● **WHAT IS EXPECTED**: List each line of the data in which the string "Give" appears.

(Source code of charts)
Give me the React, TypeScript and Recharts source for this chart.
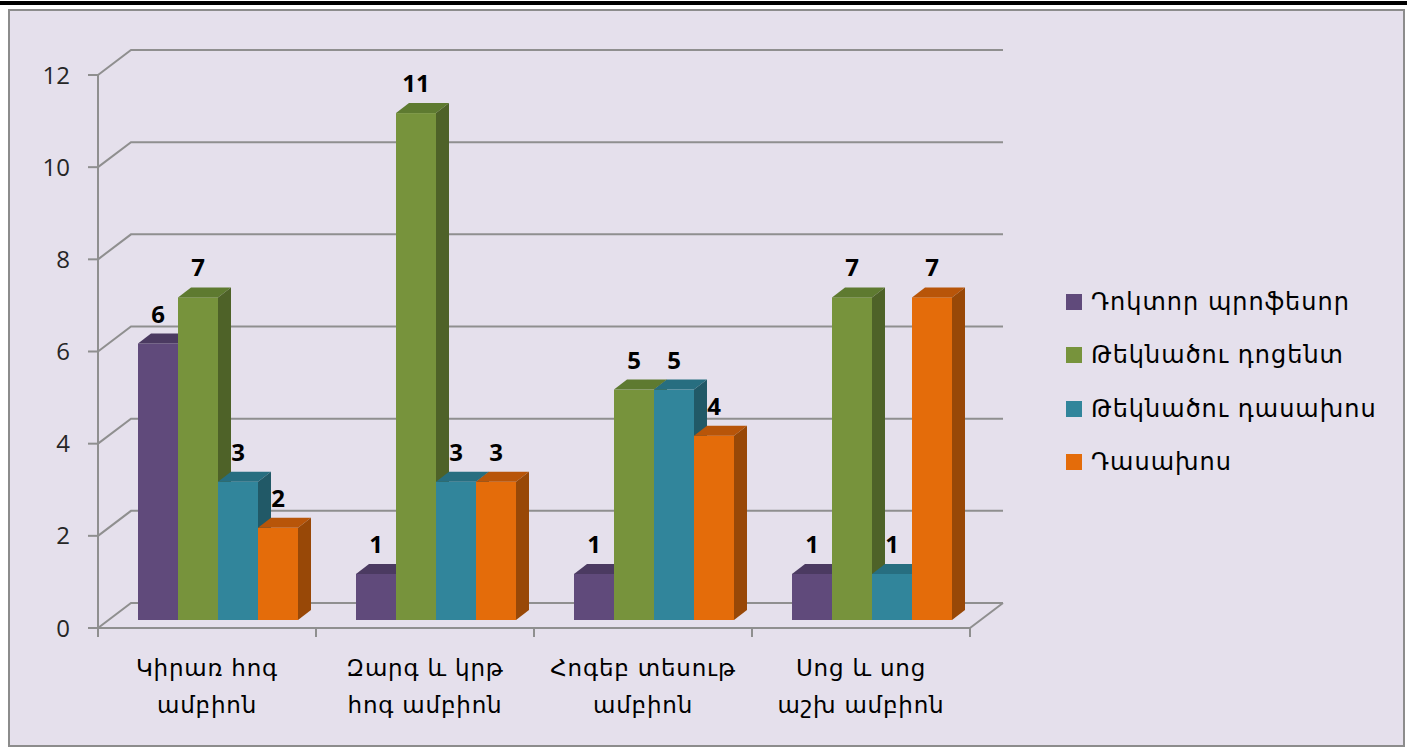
import React from 'react';
import { BarChart, Bar, XAxis, YAxis, CartesianGrid, Legend, LabelList } from 'recharts';

// chart data
const categories = ['Կիրառ հոգ\nամբիոն', 'Զարգ և կրթ\nհոգ ամբիոն', 'Հոգեբ տեսութ\nամբիոն', 'Սոց և սոց\nաշխ ամբիոն'];
const doktorProfesor = [6, 1, 1, 1];
const teknatsuDotsent = [7, 11, 5, 7];
const teknatsuDasakhos = [3, 3, 5, 1];
const dasakhos = [2, 3, 4, 7];
const yTicks = [0, 2, 4, 6, 8, 10, 12];

const series = [
    { key: 'a', name: 'Դոկտոր պրոֆեսոր', values: doktorProfesor, fill: '#604A7B', top: '#4B3A61', side: '#403152' },
    { key: 'b', name: 'Թեկնածու դոցենտ', values: teknatsuDotsent, fill: '#77933C', top: '#5E7A30', side: '#4E6228' },
    { key: 'c', name: 'Թեկնածու դասախոս', values: teknatsuDasakhos, fill: '#31859B', top: '#276E80', side: '#215967' },
    { key: 'd', name: 'Դասախոս', values: dasakhos, fill: '#E46C0A', top: '#B85509', side: '#984807' },
];

const data = categories.map((name, i) => {
    const row: Record<string, string | number> = { name };
    series.forEach((s) => { row[s.key] = s.values[i]; });
    return row;
});

// 3d look
const WALL_DX = 33;
const WALL_DY = 25;
const SHIFT_X = 10;
const SHIFT_Y = 8;
const DEPTH_X = 13;
const DEPTH_Y = 10;
const GRID = '#8F8F8F';
const ARM_FONT = '"DejaVu Sans", sans-serif';
const NUM_FONT = '"Open Sans", sans-serif';

const Bar3D = (props: any) => {
    const { x, y, width, height, fill, top, side } = props;
    if (width == null || height == null) return null;
    const fx = x + SHIFT_X;
    const fy = y - SHIFT_Y;
    return (
        <g>
            <rect x={fx} y={fy} width={width} height={height} fill={fill} />
            <polygon
                points={`${fx},${fy} ${fx + DEPTH_X},${fy - DEPTH_Y} ${fx + width + DEPTH_X},${fy - DEPTH_Y} ${fx + width},${fy}`}
                fill={top}
            />
            <polygon
                points={`${fx + width},${fy} ${fx + width + DEPTH_X},${fy - DEPTH_Y} ${fx + width + DEPTH_X},${fy + height - DEPTH_Y} ${fx + width},${fy + height}`}
                fill={side}
            />
        </g>
    );
};

const BarLabel = (props: any) => {
    const { x, y, width, value } = props;
    return (
        <text
            x={x + width / 2 + SHIFT_X}
            y={y - SHIFT_Y - DEPTH_Y - 11}
            textAnchor="middle"
            fontFamily={NUM_FONT}
            fontWeight="bold"
            fontSize={24}
            fill="#000"
        >
            {value}
        </text>
    );
};

const gridLine = (p: any) => {
    const { x1, x2, y1, index } = p;
    const floor = p.height != null && p.y != null ? Math.abs(y1 - (p.y + p.height)) < 1 : index === 0;
    let d = `M${x1},${y1} L${x1 + WALL_DX},${y1 - WALL_DY} L${x2 + WALL_DX},${y1 - WALL_DY}`;
    if (floor) d += ` M${x2},${y1} L${x2 + WALL_DX},${y1 - WALL_DY}`;
    return <path key={`g-${index}`} d={d} stroke={GRID} strokeWidth={2} fill="none" />;
};

const XTick = (props: any) => {
    const { x, y, payload, index, visibleTicksCount, width } = props;
    const band = width && visibleTicksCount ? width / visibleTicksCount : 218;
    const left = x - band / 2;
    const lines = String(payload.value).split('\n');
    return (
        <g>
            <line x1={left} y1={y} x2={left} y2={y + 9} stroke={GRID} strokeWidth={2} />
            {index === visibleTicksCount - 1 && (
                <line x1={left + band} y1={y} x2={left + band} y2={y + 9} stroke={GRID} strokeWidth={2} />
            )}
            <text x={x} y={y + 48} textAnchor="middle" fontFamily={ARM_FONT} fontSize={23} letterSpacing={0.8} fill="#000">
                {lines.map((l, i) => (
                    <tspan key={i} x={x} dy={i === 0 ? 0 : 37}>{l}</tspan>
                ))}
            </text>
        </g>
    );
};

const LegendBox = () => (
    <div style={{ width: 340 }}>
        {series.map((s) => (
            <div key={s.key} style={{ display: 'flex', alignItems: 'center', height: 53.5, whiteSpace: 'nowrap' }}>
                <span style={{ width: 16, height: 16, background: s.fill, marginLeft: 5, marginRight: 9 }} />
                <span style={{ fontFamily: ARM_FONT, fontSize: 24, letterSpacing: 1, color: '#000' }}>{s.name}</span>
            </div>
        ))}
    </div>
);

const App = () => {
    return (
        <div style={{ position: 'absolute', left: 0, top: 0, width: 1407, height: 749, background: '#fff' }}>
            <div style={{ position: 'absolute', left: 0, top: 1, width: 1407, height: 4, background: '#000' }} />
            <div
                style={{
                    position: 'absolute', left: 8, top: 9, width: 1393, height: 734,
                    background: '#E5E0EC', border: '2px solid #8C8C8C',
                }}
            />
            <div style={{ position: 'absolute', left: 0, top: 0 }}>
                <BarChart
                    width={1407}
                    height={749}
                    data={data}
                    margin={{ top: 75, right: 437, left: 38, bottom: 41 }}
                    barCategoryGap={30}
                    barGap={0}
                >
                    <CartesianGrid vertical={false} horizontal={gridLine} />
                    <XAxis
                        dataKey="name"
                        height={80}
                        interval={0}
                        axisLine={{ stroke: GRID, strokeWidth: 2 }}
                        tickLine={false}
                        tickSize={0}
                        tickMargin={0}
                        tick={<XTick />}
                    />
                    <YAxis
                        width={60}
                        domain={[0, 12]}
                        ticks={yTicks}
                        axisLine={{ stroke: GRID, strokeWidth: 2 }}
                        tickLine={{ stroke: GRID, strokeWidth: 2 }}
                        tickSize={10}
                        tickMargin={18}
                        tick={{ fontFamily: NUM_FONT, fontSize: 24, fill: '#262626' }}
                    />
                    <Legend
                        layout="vertical"
                        align="center"
                        verticalAlign="middle"
                        wrapperStyle={{ left: 1061, top: 275 }}
                        content={<LegendBox />}
                    />
                    {series.map((s) => (
                        <Bar
                            key={s.key}
                            dataKey={s.key}
                            name={s.name}
                            fill={s.fill}
                            isAnimationActive={false}
                            shape={(p: any) => <Bar3D {...p} fill={s.fill} top={s.top} side={s.side} />}
                        >
                            <LabelList dataKey={s.key} content={<BarLabel />} />
                        </Bar>
                    ))}
                </BarChart>
            </div>
        </div>
    );
};

export default App;
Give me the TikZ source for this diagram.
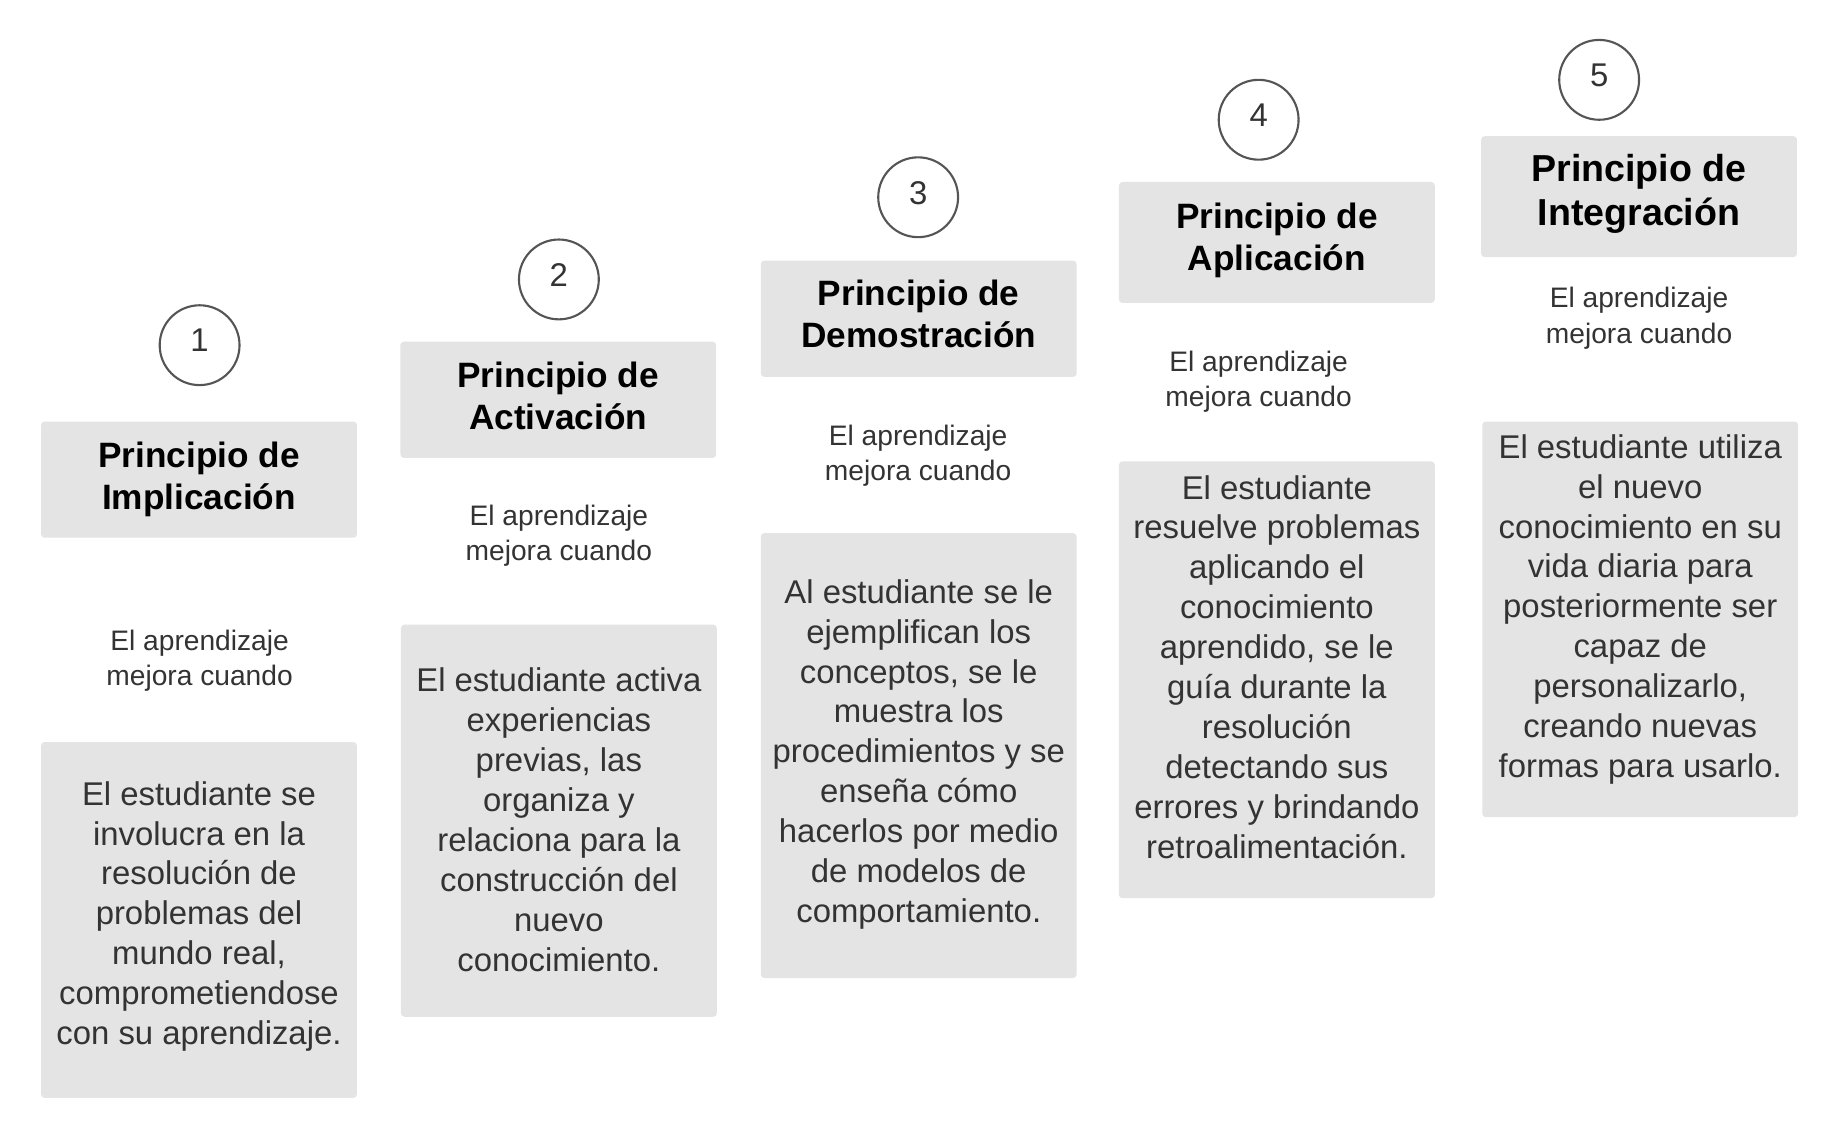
\documentclass[tikz,border=0pt]{standalone}
\usepackage{fontspec}
\setmainfont{Liberation Sans}
\usepackage{xcolor}
\definecolor{boxgray}{HTML}{E4E4E4}
\definecolor{txtgray}{HTML}{333333}
\definecolor{ringgray}{HTML}{555555}

\begin{document}
\begin{tikzpicture}[
  x=1pt, y=-1pt,
  card/.style={fill=boxgray, rounded corners=3pt, minimum width=269pt, inner sep=0pt},
  head/.style={align=center, font=\fontsize{30}{36}\selectfont\bfseries, text=black},
  body/.style={align=center, font=\fontsize{28}{34}\selectfont, text=txtgray},
  note/.style={align=center, font=\fontsize{24}{30}\selectfont, text=txtgray},
  num/.style={circle, draw=ringgray, line width=1.8pt, fill=white, minimum size=68pt,
    inner sep=0pt, text depth=8pt, font=\fontsize{28}{34}\selectfont, text=txtgray}
]
  \useasboundingbox (0,0) rectangle (1568,971);

  % 1
  \node[num] (n1) at (170,294) {1};
  \node[card, minimum height=99pt] (hc1) at (169.5,408.5) {};
  \node[head] (h1) at (169.5,408) {Principio de\\Implicación};
  \node[note] (t1) at (170,563) {El aprendizaje\\mejora cuando};
  \node[card, minimum height=303pt] (bc1) at (169.5,783.5) {};
  \node[body] (b1) at (169.5,780.5)
    {El estudiante se\\involucra en la\\resolución de\\problemas del\\mundo real,\\comprometiendose\\con su aprendizaje.};

  % 2
  \node[num] (n2) at (476,238) {2};
  \node[card, minimum height=99pt] (hc2) at (475.5,340.5) {};
  \node[head] (h2) at (475.5,337) {Principio de\\Activación};
  \node[note] (t2) at (476,456) {El aprendizaje\\mejora cuando};
  \node[card, minimum height=334pt] (bc2) at (476,699) {};
  \node[body] (b2) at (476,698)
    {El estudiante activa\\experiencias\\previas, las\\organiza y\\relaciona para la\\construcción del\\nuevo\\conocimiento.};

  % 3
  \node[num] (n3) at (782,168) {3};
  \node[card, minimum height=99pt] (hc3) at (782.5,271.5) {};
  \node[head] (h3) at (782.5,267.5) {Principio de\\Demostración};
  \node[note] (t3) at (782,388) {El aprendizaje\\mejora cuando};
  \node[card, minimum height=379pt] (bc3) at (782.5,643.5) {};
  \node[body] (b3) at (782.5,642.5)
    {Al estudiante se le\\ejemplifican los\\conceptos, se le\\muestra los\\procedimientos y se\\enseña cómo\\hacerlos por medio\\de modelos de\\comportamiento.};

  % 4
  \node[num] (n4) at (1072,102) {4};
  \node[card, minimum height=103pt] (hc4) at (1087.5,206.5) {};
  \node[head] (h4) at (1087.5,205) {Principio de\\Aplicación};
  \node[note] (t4) at (1072,325) {El aprendizaje\\mejora cuando};
  \node[card, minimum height=372pt] (bc4) at (1087.5,579) {};
  \node[body] (b4) at (1087.5,568)
    {El estudiante\\resuelve problemas\\aplicando el\\conocimiento\\aprendido, se le\\guía durante la\\resolución\\detectando sus\\errores y brindando\\retroalimentación.};

  % 5
  \node[num] (n5) at (1362,68) {5};
  \node[card, minimum height=103pt] (hc5) at (1396,167.5) {};
  \node[head, font=\fontsize{32}{38}\selectfont\bfseries] (h5) at (1396,165) {Principio de\\Integración};
  \node[note] (t5) at (1396,271) {El aprendizaje\\mejora cuando};
  \node[card, minimum height=337pt] (bc5) at (1397,527.5) {};
  \node[body] (b5) at (1397,519)
    {El estudiante utiliza\\el nuevo\\conocimiento en su\\vida diaria para\\posteriormente ser\\capaz de\\personalizarlo,\\creando nuevas\\formas para usarlo.};
\end{tikzpicture}
\end{document}
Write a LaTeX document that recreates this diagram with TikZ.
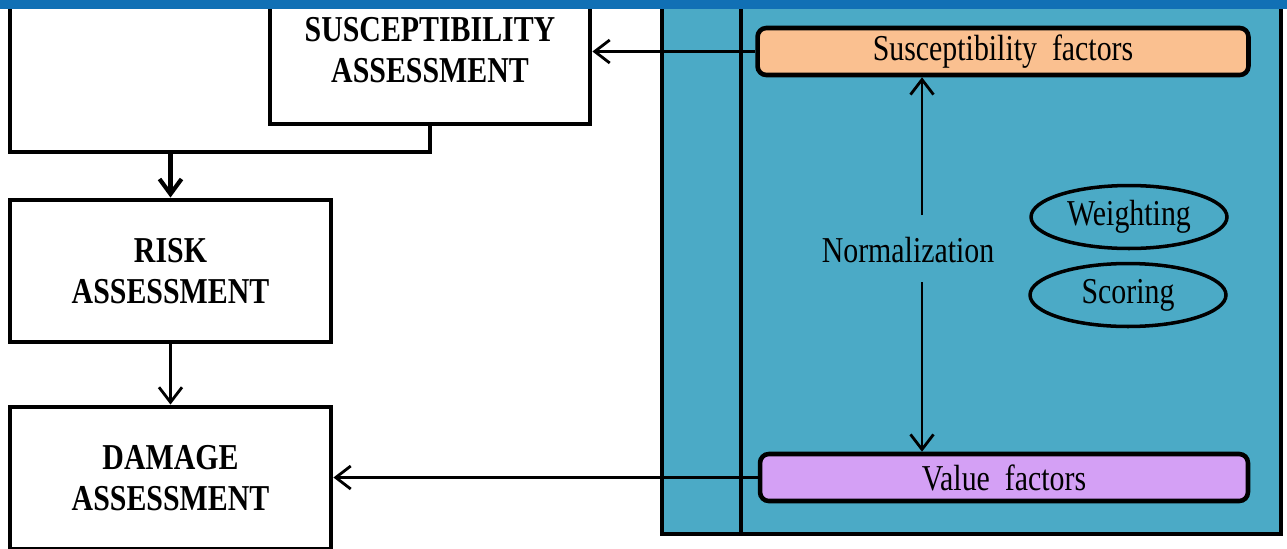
\documentclass[tikz,border=0pt]{standalone}
\usepackage{fontspec}
\setmainfont{Liberation Serif}
\usetikzlibrary{shapes,arrows.meta,positioning,calc}
\definecolor{bandblue}{RGB}{17,112,181}
\definecolor{panelblue}{RGB}{75,170,198}
\definecolor{peach}{RGB}{250,192,144}
\definecolor{lilac}{RGB}{212,160,245}
\newcommand{\tallline}[1]{\scalebox{1}[1.22]{#1}}

\begin{document}
\begin{tikzpicture}[
    x=0.02cm, y=-0.02cm,
    every node/.style={align=center},
    stage/.style={rectangle, draw=black, line width=2.8pt, fill=white, minimum width=6.42cm, minimum height=2.84cm, inner sep=0pt, font=\fontsize{17}{23}\selectfont\bfseries},
    panel/.style={rectangle, draw=black, line width=2.4pt, fill=panelblue, minimum width=12.38cm, minimum height=10.9cm, inner sep=0pt},
    factor/.style={rectangle, rounded corners=5pt, draw=black, line width=2.6pt, minimum height=0.94cm, inner sep=0pt, font=\fontsize{17}{20}\selectfont},
    method/.style={ellipse, draw=black, line width=2pt, minimum width=3.92cm, minimum height=1.26cm, inner sep=0pt, font=\fontsize{17}{20}\selectfont},
    link/.style={line width=2pt},
    arrow/.style={line width=1.6pt, -{Straight Barb[length=0.3cm, width=0.46cm]}},
    bigarrow/.style={line width=2.4pt, -{Straight Barb[length=0.3cm, width=0.44cm]}}
]
\useasboundingbox (0,0) rectangle (1287,548);

% Factor panel
\node[panel] (panel) at (971.5,261.5) {};
\coordinate (splittop) at (741,-10);
\coordinate (splitbot) at (741,532);
\draw[link] (splittop) -- (splitbot);

\node[factor, fill=peach, minimum width=9.82cm] (sfac) at (1003,51.5) {\tallline{Susceptibility\ \ factors}};
\node[factor, fill=lilac, minimum width=9.76cm] (vfac) at (1004,477.5) {\tallline{Value\ \ factors}};

\node[font=\fontsize{17}{20}\selectfont] (norm) at (908,250) {\tallline{Normalization}};
\node[method] (weight) at (1129,217) {\tallline{Weighting}};
\node[method] (score) at (1128,295) {\tallline{Scoring}};

% Assessment stages
\node[stage, minimum width=6.4cm, minimum height=2.96cm] (susc) at (430,50) {\tallline{SUSCEPTIBILITY}\\\tallline{ASSESSMENT}};
\node[stage] (risk) at (170.5,271) {\tallline{RISK}\\\tallline{ASSESSMENT}};
\node[stage] (damage) at (170.5,478) {\tallline{DAMAGE}\\\tallline{ASSESSMENT}};

% Feedback bracket
\coordinate (topleft) at (10,-10);
\coordinate (bend) at (430,152);
\draw[link] (topleft) |- (bend) -- (susc.south);

% Connections
\draw[bigarrow] (risk.north |- bend) -- (risk.north);
\draw[arrow] (risk) -- (damage);
\draw[arrow] (sfac.west) -- (susc.east |- sfac.west);
\draw[arrow] (vfac.west) -- (damage.east |- vfac.west);

\coordinate (nup) at (922,215);
\coordinate (ndown) at (922,282);
\draw[arrow] (nup) -- (nup |- sfac.south);
\draw[arrow] (ndown) -- (ndown |- vfac.north);

% Top band
\fill[bandblue] (0,-12) rectangle (1287,8.5);

\end{tikzpicture}
\end{document}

● **ANSWER FOR THE TASK**:
Give me the React, TypeScript and Recharts source for this chart.
Give me the TikZ source for this diagram.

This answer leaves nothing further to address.